E-mail: ferdorado@gmail.com / Twitter: @ferdorado




[1] A lo largo de la historia de Colombia, los grupos económicos han tenido gran importancia para la economía nacional. Éstos han logrado importantes desarrollos en diversos sectores de la economía que los han llevado a ser protagonistas de la historia del país. En la década de los años 80s ya se habían formado los principales que fueron descritos por Julio Silva Colmenares en su clásico libro “Los verdaderos dueños del país: oligarquía y monopolios en Colombia” (1977). Los principales son: Organización Ardilla Lulle, Grupo Santo Domingo, Grupo Luis Carlos Sarmiento Angulo y Sindicato Antioqueño (Argos, Nutresa y Sura). Hoy con la presencia de transnacionales estadounidenses, españolas, mexicanas y chilenas, esa situación ha variado pero esos grupos se mantienen. (Nota del Autor).  

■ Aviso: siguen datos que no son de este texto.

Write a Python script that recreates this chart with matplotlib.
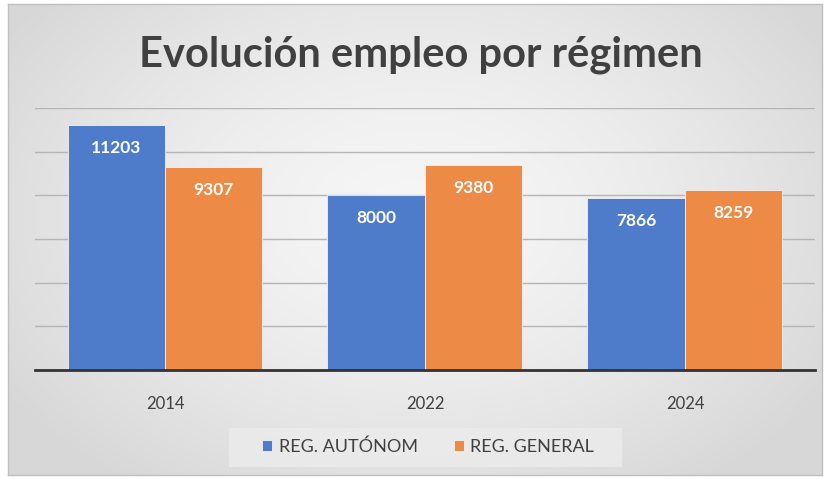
import matplotlib
matplotlib.use("Agg")
import matplotlib.pyplot as plt
import numpy as np
from matplotlib.patches import Rectangle

plt.rcParams["font.family"] = ["Lato", "DejaVu Sans"]

years = ["2014", "2022", "2024"]
autonomo = [11203, 8000, 7866]
general = [9307, 9380, 8259]
series_names = ["REG. AUTÓNOM", "REG. GENERAL"]
colors = ["#4F7BCB", "#EC8A46"]

W, H = 829, 479
fig = plt.figure(figsize=(W / 100, H / 100), dpi=100)
fig.patch.set_facecolor("white")

# radial gradient background inside a frame
bg = fig.add_axes([8 / W, 4 / H, 814 / W, 471 / H])
yy, xx = np.mgrid[0:1:300j, 0:1:500j]
r = np.sqrt(((xx - 0.5) / 0.6) ** 2 + ((yy - 0.45) / 0.7) ** 2)
shade = 0.965 - 0.12 * np.clip(r, 0, 1) ** 1.5
bg.imshow(np.dstack([shade] * 3), aspect="auto", extent=[0, 1, 0, 1])
bg.set_xticks([])
bg.set_yticks([])
for s in bg.spines.values():
    s.set_color("#bfbfbf")
    s.set_linewidth(1.0)

ax = fig.add_axes([35 / W, (H - 370) / H, 780 / W, (370 - 108) / H])
ax.patch.set_alpha(0)
x = np.arange(len(years))
bw = 0.375
b1 = ax.bar(x - bw / 2, autonomo, bw, color=colors[0], label=series_names[0],
            edgecolor="#f2f2f2", linewidth=0.6, zorder=3)
b2 = ax.bar(x + bw / 2, general, bw, color=colors[1], label=series_names[1],
            edgecolor="#f2f2f2", linewidth=0.6, zorder=3)

for bars in (b1, b2):
    for rect in bars:
        h = rect.get_height()
        ax.annotate(f"{int(h)}", (rect.get_x() + rect.get_width() / 2, h),
                    xytext=(0, -16.5), textcoords="offset points",
                    ha="center", va="center", color="white",
                    fontsize=12.5, fontweight="bold", zorder=4)

ax.set_xlim(-0.5, 2.5)
ax.set_ylim(0, 12000)
ax.set_yticks(np.arange(0, 12001, 2000))
ax.yaxis.grid(True, color="#b5b5b5", linewidth=1.0, zorder=0)
ax.tick_params(axis="y", left=False, labelleft=False)
ax.set_xticks(x)
ax.set_xticklabels(years, fontsize=12, color="#404040")
ax.tick_params(axis="x", length=0, pad=19)
for side in ("top", "right", "left"):
    ax.spines[side].set_visible(False)
ax.spines["bottom"].set_color("#333333")
ax.spines["bottom"].set_linewidth(2.0)
ax.spines["bottom"].set_zorder(5)

fig.text(421 / W, (H - 55) / H, "Evolución empleo por régimen", ha="center",
         va="center", fontsize=30, fontweight="bold", color="#404040")

# legend box
fig.patches.append(Rectangle((229 / W, (H - 467) / H), 393 / W, 39 / H,
                             transform=fig.transFigure, facecolor="#ececec",
                             edgecolor="none", alpha=0.8, zorder=1))
leg = fig.legend(handles=[b1, b2], loc="center", bbox_to_anchor=(428 / W, (H - 447) / H),
                 ncol=2, frameon=False, fontsize=13, handlelength=0.55,
                 handleheight=0.55, columnspacing=2.0, handletextpad=0.35)
for t in leg.get_texts():
    t.set_color("#404040")

fig.savefig("out.png", dpi=100)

[2] Chulavitas: epíteto utilizado para denominar las bandas armadas de origen campesino en Colombia que existieron durante los primeros años de la Violencia, conformado por gentes del campo procedentes de la vereda Chulavita del municipio de Boavita en el departamento de Boyacá, reclutados rápidamente en enclaves conservadores del nororiente del departamento de Boyacá, para defender al gobierno conservador del presidente Mariano Ospina Pérez, con el objetivo de restablecer el orden en Bogotá, la cual estaba sumida en el caos, el pillaje y la violencia callejera debido al Bogotazo, que fue una manifestación espontánea de una turba enfurecida tras la muerte del caudillo liberal Jorge Eliécer Gaitán. Los Chulavitas cumplieron su misión con eficacia, aunque con exceso de fuerza; luego fueron usados como contrapeso a las guerrillas liberales denominadas también como los “cachiporros”, estacionadas en los Llanos Orientales, razón por la cual algunos historiadores los definen como la semilla del conflicto armado en Colombia. Además de los Chulavitas, surgieron los llamados Pájaros, asesinos a sueldo, muchas veces patrocinados por terratenientes o gente del poder, también para eliminar opositores políticos.

[3] Cultura “traqueta”: En los últimos veinte años se consolidó en Colombia una cultura que puede ser denominada como traqueta, un término procedente del lenguaje que utilizan los sicarios del narcotráfico y del paramilitarismo. Ver: “La formación de una cultura traqueta en Colombia”, Román Vega Cantor.